Step-by-Step: How to Successfully Start the BBB Method

Transitioning to the BBB method requires a small shift in how you monitor your pool. Follow these steps to ensure success:

Step 1: Know Your Pool Volume

Before adding anything, you must calculate exactly how many gallons of water your pool holds. Chemical dosing is entirely dependent on pool volume; adding a gallon of bleach to a 5,000-gallon Intex pool has a vastly different effect than adding it to a 25,000-gallon in-ground pool.

Step 2: Invest in a High-Quality Test Kit

You cannot rely on guesswork. Throw away cheap, unreliable test strips and invest in a high-quality drop test kit. Pro pool technicians highly recommend the Taylor Complete High K-2005 or Taylor K-2006 test kits. These kits accurately measure:

  • Free and Combined Chlorine

  • pH (plus acid/base demand)

  • Total Alkalinity

  • Calcium Hardness

  • Cyanuric Acid (Stabilizer)

Step 3: Establish Your Base Stabilizer (CYA)

Because liquid bleach degrades rapidly under the sun's UV rays, your pool needs a baseline of Cyanuric Acid (CYA), also known as stabilizer or conditioner. Aim for a residual amount of 30 to 50 ppm. You can buy pure cyanuric acid at a pool storefront to set this baseline; once it is set, your daily bleach additions will stay protected from the sun.

Step 4: Test and Adjust Daily

Test your chlorine and pH daily. Add bleach every evening (since sunlight degrades chlorine, adding it at night gives it time to work) to maintain your target free chlorine levels based on your CYA baseline. Adjust pH and alkalinity only when they drift outside the ideal parameters.


FAQ: Common Questions About the BBB Method

Can you swim in a pool maintained with the BBB method?

Yes, absolutely. The pool is perfectly safe—and often much cleaner and clearer—than pools treated with traditional commercial products. You are using the exact same active chemical elements, just adding them individually without unnecessary additives or binders.

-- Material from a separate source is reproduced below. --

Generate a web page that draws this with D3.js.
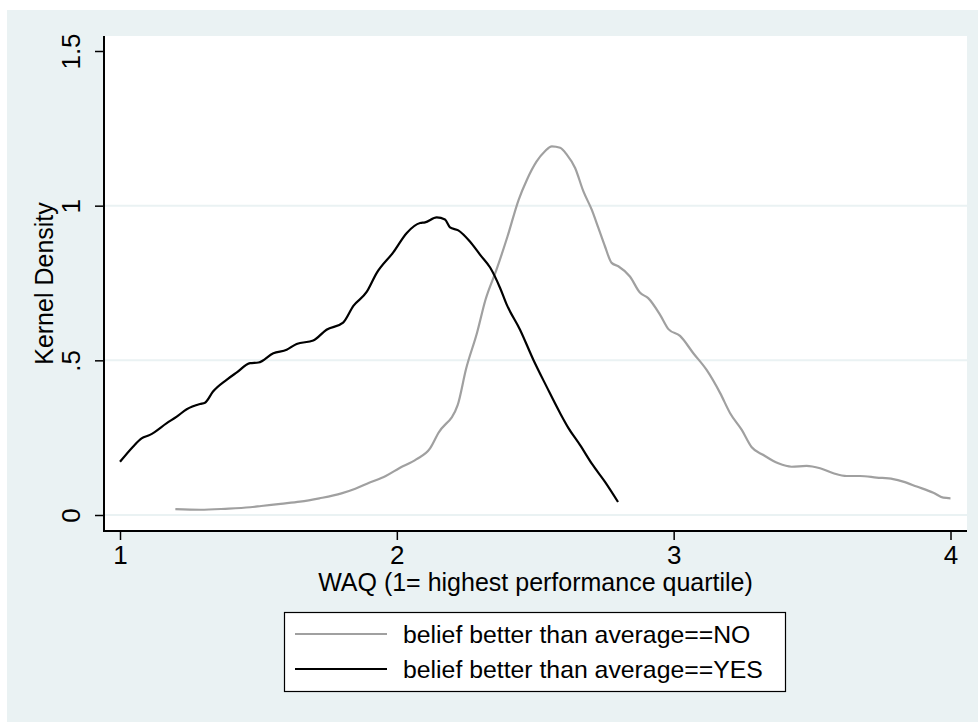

Can I use scented or splashless bleach?

No. You must use plain, unscented, concentrated household bleach. Avoid "splashless," "scented," or "fabric protection" bleaches, as they contain surfactants and polymers that will cause your pool water to foam and create chemical imbalances.

Do I still need pool store chemicals?

For the most part, no. The only specialized chemical you may occasionally need to purchase from a pool supplier or hardware store is Muriatic Acid to lower pH, and raw Cyanuric Acid to initially establish your stabilizer baseline.

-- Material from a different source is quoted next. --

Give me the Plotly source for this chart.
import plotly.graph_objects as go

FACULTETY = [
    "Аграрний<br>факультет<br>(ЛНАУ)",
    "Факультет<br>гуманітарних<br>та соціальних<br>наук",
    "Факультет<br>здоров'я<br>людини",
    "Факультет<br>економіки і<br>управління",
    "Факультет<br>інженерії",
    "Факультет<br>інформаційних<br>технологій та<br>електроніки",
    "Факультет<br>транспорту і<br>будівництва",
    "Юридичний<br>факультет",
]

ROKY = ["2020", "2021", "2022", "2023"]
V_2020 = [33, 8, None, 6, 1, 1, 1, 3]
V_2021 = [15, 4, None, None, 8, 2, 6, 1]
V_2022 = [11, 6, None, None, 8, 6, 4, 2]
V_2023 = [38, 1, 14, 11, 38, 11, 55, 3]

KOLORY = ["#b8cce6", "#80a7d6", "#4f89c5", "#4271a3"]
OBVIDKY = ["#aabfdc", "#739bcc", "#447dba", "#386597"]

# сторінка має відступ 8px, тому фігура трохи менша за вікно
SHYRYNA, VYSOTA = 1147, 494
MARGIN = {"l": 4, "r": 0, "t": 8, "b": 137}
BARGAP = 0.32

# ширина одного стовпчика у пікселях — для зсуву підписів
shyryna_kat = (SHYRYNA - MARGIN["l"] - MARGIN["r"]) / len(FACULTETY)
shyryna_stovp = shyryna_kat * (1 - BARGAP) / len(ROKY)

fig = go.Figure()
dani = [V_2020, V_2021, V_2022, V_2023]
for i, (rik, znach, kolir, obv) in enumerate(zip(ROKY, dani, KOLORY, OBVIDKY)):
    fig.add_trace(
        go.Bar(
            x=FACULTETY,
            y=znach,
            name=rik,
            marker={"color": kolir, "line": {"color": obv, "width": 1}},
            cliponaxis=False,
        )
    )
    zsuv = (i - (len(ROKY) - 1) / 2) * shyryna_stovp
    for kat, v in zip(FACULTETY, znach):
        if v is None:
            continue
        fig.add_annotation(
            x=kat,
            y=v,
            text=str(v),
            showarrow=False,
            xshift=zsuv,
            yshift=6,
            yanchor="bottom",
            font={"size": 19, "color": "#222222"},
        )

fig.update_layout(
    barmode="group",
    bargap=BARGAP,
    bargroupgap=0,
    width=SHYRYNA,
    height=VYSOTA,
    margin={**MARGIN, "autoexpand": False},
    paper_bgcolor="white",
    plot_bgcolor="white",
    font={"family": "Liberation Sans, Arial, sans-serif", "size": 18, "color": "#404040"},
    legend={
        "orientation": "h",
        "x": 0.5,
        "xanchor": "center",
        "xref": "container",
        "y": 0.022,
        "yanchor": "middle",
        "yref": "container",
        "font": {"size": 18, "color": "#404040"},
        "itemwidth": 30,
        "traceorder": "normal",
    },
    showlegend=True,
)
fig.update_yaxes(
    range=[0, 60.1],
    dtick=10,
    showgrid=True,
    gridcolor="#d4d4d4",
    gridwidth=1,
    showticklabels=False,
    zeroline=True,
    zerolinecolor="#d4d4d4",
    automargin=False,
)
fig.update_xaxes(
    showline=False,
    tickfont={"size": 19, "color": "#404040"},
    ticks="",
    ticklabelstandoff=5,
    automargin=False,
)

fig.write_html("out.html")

Final Thoughts: Simpler Chemistry, Better Savings

The BBB method proves that pool care doesn't have to be a costly, frustrating riddle designed to make you spend money at specialty shops. By taking control of your own water testing and utilizing simple, budget-friendly household goods like bleach, baking soda, and borax, you can maintain a sparkling blue pool all summer long for a fraction of the cost.